New Shasta results show margins for Francescut, Resner, Gallagher increasing, Measure B’s decreasing
The vote totals are still far from complete, about 30,000 of the county’s estimate of 58,000 ballots — also a moving target — still remain to be counted.

Shasta’s latest election results include an additional approximately 5,500 ballots that were processed today.
Those results show a 2% increase in former Assistant Registrar of Voters Joanna Francescut’s lead over current Registrar of Voters Clint Curtis. She now has 58.11% of the vote for Shasta’s county clerk role.
Redding Council member Erin Resner is also improving her margin for the Shasta County District 1 supervisor seat. Her top competitor is Supervisor Kevin Crye. She currently has 55.35% of the vote, an increase of almost 2%.
Anderson City Council member Mike Gallagher’s vote totals increased by about 1%, to 49.51% of the vote. He’s running for Shasta County’s District 5 supervisor seat against Supervisor Chris Kelstrom, who has 40.81%.
If Francescut and Resner hold their leads, they’ll secure their races in the primary without needing to go to a run-off this fall. Gallagher has not yet reached the critical 50% plus one needed to avoid a fall run-off with Kelstrom.

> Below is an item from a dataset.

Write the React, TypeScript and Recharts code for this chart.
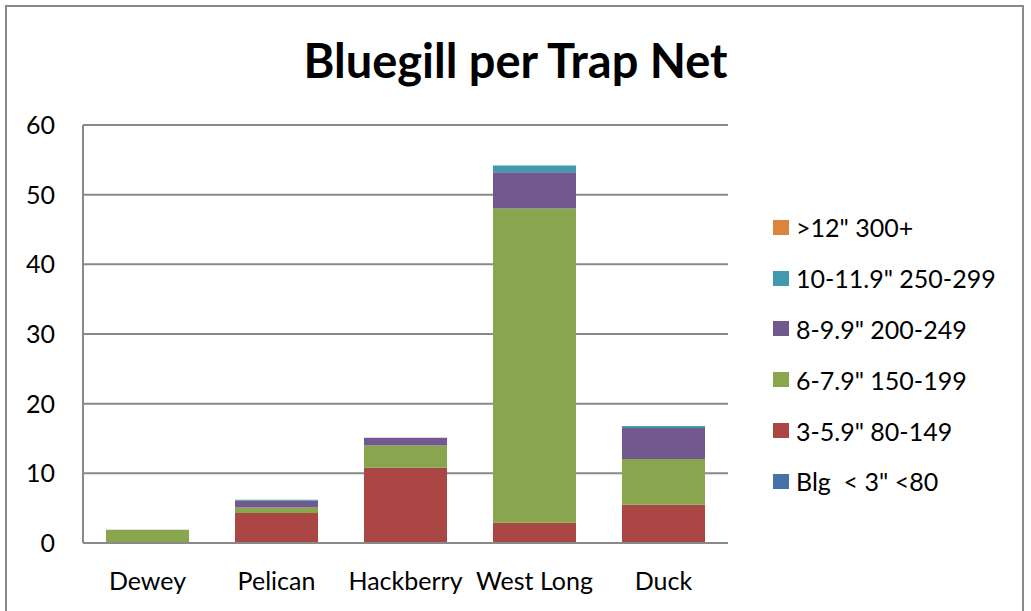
import { BarChart, Bar, XAxis, YAxis, CartesianGrid } from 'recharts';

// Lakes sampled
const lakes = ['Dewey', 'Pelican', 'Hackberry', 'West Long', 'Duck'];

// Bluegill per trap net, by length class
const under3 = [0, 0, 0, 0, 0];
const len3to6 = [0, 4.3, 10.8, 2.9, 5.5];
const len6to8 = [1.9, 0.8, 3.2, 45.1, 6.55];
const len8to10 = [0, 0.95, 1.1, 5.2, 4.45];
const len10to12 = [0, 0.15, 0, 1.0, 0.3];
const over12 = [0, 0, 0, 0, 0];

const yTicks = [0, 10, 20, 30, 40, 50, 60];

const series = [
  { key: 'under3', name: 'Blg  < 3" <80', color: '#4572A7' },
  { key: 'len3to6', name: '3-5.9" 80-149', color: '#AA4643' },
  { key: 'len6to8', name: '6-7.9" 150-199', color: '#89A54E' },
  { key: 'len8to10', name: '8-9.9" 200-249', color: '#71588F' },
  { key: 'len10to12', name: '10-11.9" 250-299', color: '#4198AF' },
  { key: 'over12', name: '>12" 300+', color: '#DB843D' },
];

const data = lakes.map((lake, i) => ({
  lake,
  under3: under3[i],
  len3to6: len3to6[i],
  len6to8: len6to8[i],
  len8to10: len8to10[i],
  len10to12: len10to12[i],
  over12: over12[i],
}));

const FONT = 'Lato, "Open Sans", sans-serif';
const GRID = '#898989';

// legend lists the top of the stack first
function SizeLegend() {
  return (
    <div
      style={{
        position: 'absolute',
        left: 773,
        top: 202,
        fontFamily: FONT,
        fontSize: 25,
        color: '#000',
      }}
    >
      {[...series].reverse().map((s) => (
        <div
          key={s.key}
          style={{ display: 'flex', alignItems: 'center', height: 50.8, whiteSpace: 'pre' }}
        >
          <span
            style={{ display: 'inline-block', width: 16, height: 15, background: s.color, marginRight: 7 }}
          />
          <span>{s.name}</span>
        </div>
      ))}
    </div>
  );
}

export default function App() {
  return (
    <div
      style={{
        position: 'fixed',
        left: 0,
        top: 0,
        width: 1031,
        height: 611,
        overflow: 'hidden',
        background: '#fff',
      }}
    >
      <div
        style={{
          position: 'absolute',
          left: 5,
          top: 5,
          width: 1019,
          height: 700,
          border: '2px solid #8a8a8a',
          boxSizing: 'border-box',
        }}
      />
      <div
        style={{
          position: 'absolute',
          left: 0,
          width: 1031,
          top: 32,
          textAlign: 'center',
          fontFamily: FONT,
          fontWeight: 700,
          fontSize: 47,
          color: '#000',
        }}
      >
        Bluegill per Trap Net
      </div>
      <div style={{ position: 'absolute', left: 0, top: 0 }}>
        <BarChart
          width={1031}
          height={611}
          data={data}
          margin={{ top: 125, right: 303, bottom: 0, left: 0 }}
        >
          <CartesianGrid vertical={false} stroke={GRID} strokeWidth={2} />
          <XAxis
            dataKey="lake"
            height={68}
            tickLine={false}
            tickSize={0}
            tickMargin={29}
            axisLine={{ stroke: GRID, strokeWidth: 2 }}
            tick={{ fill: '#000', fontSize: 25, fontFamily: FONT }}
          />
          <YAxis
            width={83}
            domain={[0, 60]}
            ticks={yTicks}
            tickLine={false}
            tickSize={0}
            tickMargin={28}
            axisLine={{ stroke: GRID, strokeWidth: 2 }}
            tick={{ fill: '#000', fontSize: 25, fontFamily: FONT }}
          />
          {series.map((s) => (
            <Bar
              key={s.key}
              dataKey={s.key}
              name={s.name}
              stackId="a"
              fill={s.color}
              barSize={83}
              isAnimationActive={false}
            />
          ))}
        </BarChart>
      </div>
      <SizeLegend />
    </div>
  );
}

Meanwhile Measure B, a controversial ballot initiative that appears illegal to implement under current state and federal laws, has lost some of its early margin of success. Yes votes are currently at 53.64%, that’s a decrease of 2%.
Votes from about 28,500 ballots have been counted for the June 2 election so far. Approximately 30,000 remain to be counted, according to an estimate shared by Shasta election official Clint Curtis earlier today.
Do you have a correction to share? Email us: editor@shastascout.org.

Election Code § 8140: “Any candidate for a nonpartisan office who at a primary election receives votes on a majority of all the ballots cast for candidates for that office shall be elected to that office.”
“Ballots cast” is an interesting phrase. The legislature could have said simply “votes counted” but they didn’t. About 10% of Shasta County voters leave blank down ballot contests like for county supervisor (in 2024, 1,779 District 3 voters left their ballot blank compared to 17,157 who voted).
Perhaps Curtis and/or Crye will challenge their losses based on this legal ambiguity and advance to the general election anyway.
My in-person vote is still missing. Mr. Curtis called me back after I reported the problem. My vote has not even been accepted on Ballottrax. Curtis tried to just tell me that my vote had been counted if I voted in person. I have asked him to prove it. Someone was supposed to get back to me but, crickets.
Burney VFW was my polling place.
I thought Curtis said they would be counting approximately 14,000 ballots a day which would make them done after Monday’s count. 5,000 more ballots added to the total today means his estimate fell short on the this first day by 9,000 votes. Not only can he not do the job, but the poor guy is bad at basic math too.